**WRITTEN EXERCISE:**
Give the data below again exactly as written, without its pictures.

**MATERIAL:**
----

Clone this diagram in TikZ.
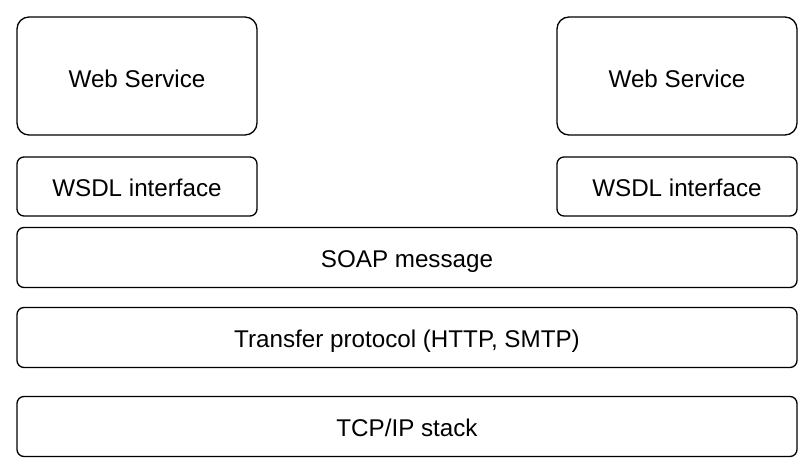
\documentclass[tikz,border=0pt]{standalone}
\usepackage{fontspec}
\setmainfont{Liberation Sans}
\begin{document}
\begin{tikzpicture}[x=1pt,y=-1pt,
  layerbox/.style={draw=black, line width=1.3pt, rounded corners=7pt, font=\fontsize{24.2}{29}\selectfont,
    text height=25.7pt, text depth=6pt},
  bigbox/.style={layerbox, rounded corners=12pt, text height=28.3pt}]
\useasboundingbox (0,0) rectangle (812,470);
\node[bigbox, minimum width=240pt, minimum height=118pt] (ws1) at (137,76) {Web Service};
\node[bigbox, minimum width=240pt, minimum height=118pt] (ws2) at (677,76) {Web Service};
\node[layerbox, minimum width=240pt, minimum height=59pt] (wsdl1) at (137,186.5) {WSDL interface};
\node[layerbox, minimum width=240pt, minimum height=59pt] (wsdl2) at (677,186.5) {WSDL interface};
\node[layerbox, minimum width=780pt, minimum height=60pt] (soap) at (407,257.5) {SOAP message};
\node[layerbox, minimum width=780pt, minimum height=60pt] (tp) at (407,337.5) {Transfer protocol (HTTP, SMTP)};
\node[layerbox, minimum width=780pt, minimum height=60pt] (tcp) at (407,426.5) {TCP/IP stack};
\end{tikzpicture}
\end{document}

----

**SOLUTION BELOW:**
Clone this diagram in TikZ.
\documentclass[tikz,border=0pt]{standalone}
\usepackage{fontspec}
\setmainfont{Liberation Sans}
\begin{document}
\begin{tikzpicture}[x=1pt,y=-1pt,
  layerbox/.style={draw=black, line width=1.3pt, rounded corners=7pt, font=\fontsize{24.2}{29}\selectfont,
    text height=25.7pt, text depth=6pt},
  bigbox/.style={layerbox, rounded corners=12pt, text height=28.3pt}]
\useasboundingbox (0,0) rectangle (812,470);
\node[bigbox, minimum width=240pt, minimum height=118pt] (ws1) at (137,76) {Web Service};
\node[bigbox, minimum width=240pt, minimum height=118pt] (ws2) at (677,76) {Web Service};
\node[layerbox, minimum width=240pt, minimum height=59pt] (wsdl1) at (137,186.5) {WSDL interface};
\node[layerbox, minimum width=240pt, minimum height=59pt] (wsdl2) at (677,186.5) {WSDL interface};
\node[layerbox, minimum width=780pt, minimum height=60pt] (soap) at (407,257.5) {SOAP message};
\node[layerbox, minimum width=780pt, minimum height=60pt] (tp) at (407,337.5) {Transfer protocol (HTTP, SMTP)};
\node[layerbox, minimum width=780pt, minimum height=60pt] (tcp) at (407,426.5) {TCP/IP stack};
\end{tikzpicture}
\end{document}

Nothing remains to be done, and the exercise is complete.